Hours later, he was found dead in
the stall, "facedown, handcuffed with his hands behind his back," the report
said.
The prisoner was kept on ice and taken out the next day on a
gurney "as if he were only ill, so as not to draw the attention of the Iraqi
guards and detainees."
The prisoner was later determined to have died
of a blood clot in the brain, probably from the injuries he sustained when he
was captured.
"Had the CIA followed established Army procedures" when
bringing the detainee into the prison, he "would have been medically screened,"

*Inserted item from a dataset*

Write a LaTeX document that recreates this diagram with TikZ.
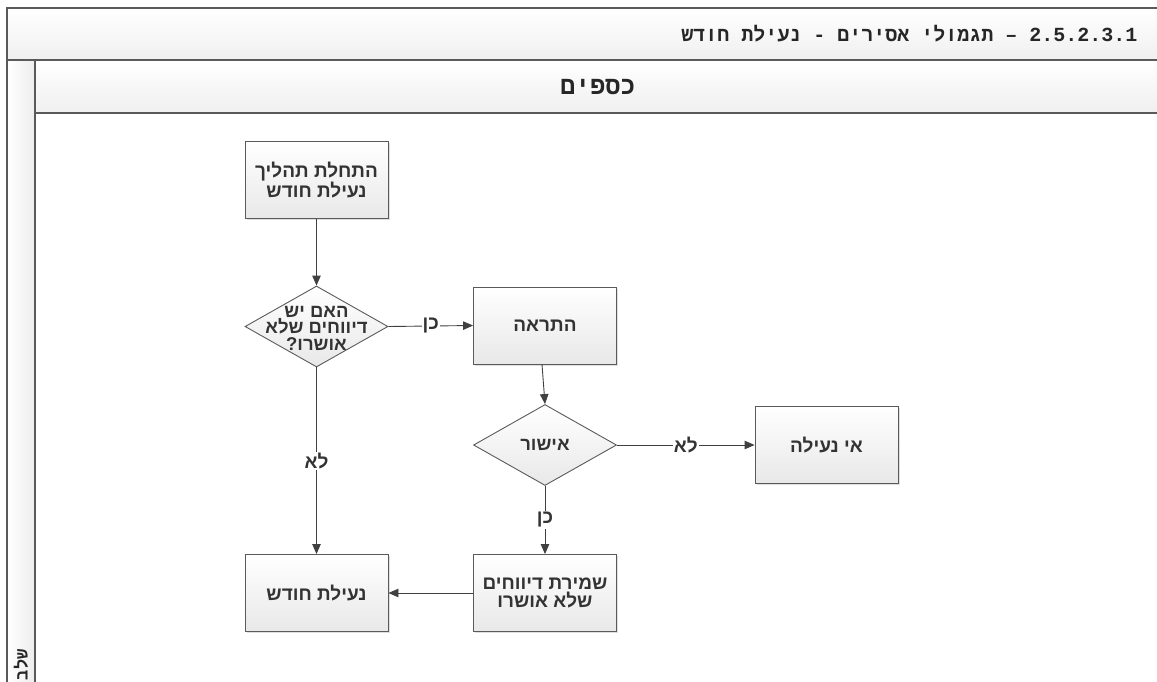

the report said, leaving unstated the possibility that his injuries might have
been diagnosed and he might have survived.
That death is among those
currently under investigation by the CIA inspector general's office, according
to the U.S. intelligence official, and is also reportedly among the three cases
referred to the Justice Department.
In another case, a former Iraqi
general, Abed Hamed Mowhoush, died in western Iraq in November, several days
after being interrogated by agency operatives.
The third incident
involved a detainee who died in Afghanistan last year in CIA custody. A CIA
paramilitary contractor, David A. Passaro, has been charged in the case,
accused of using a large flashlight to beat the prisoner, who was suspected of
taking part in rocket attacks on U.S. forces.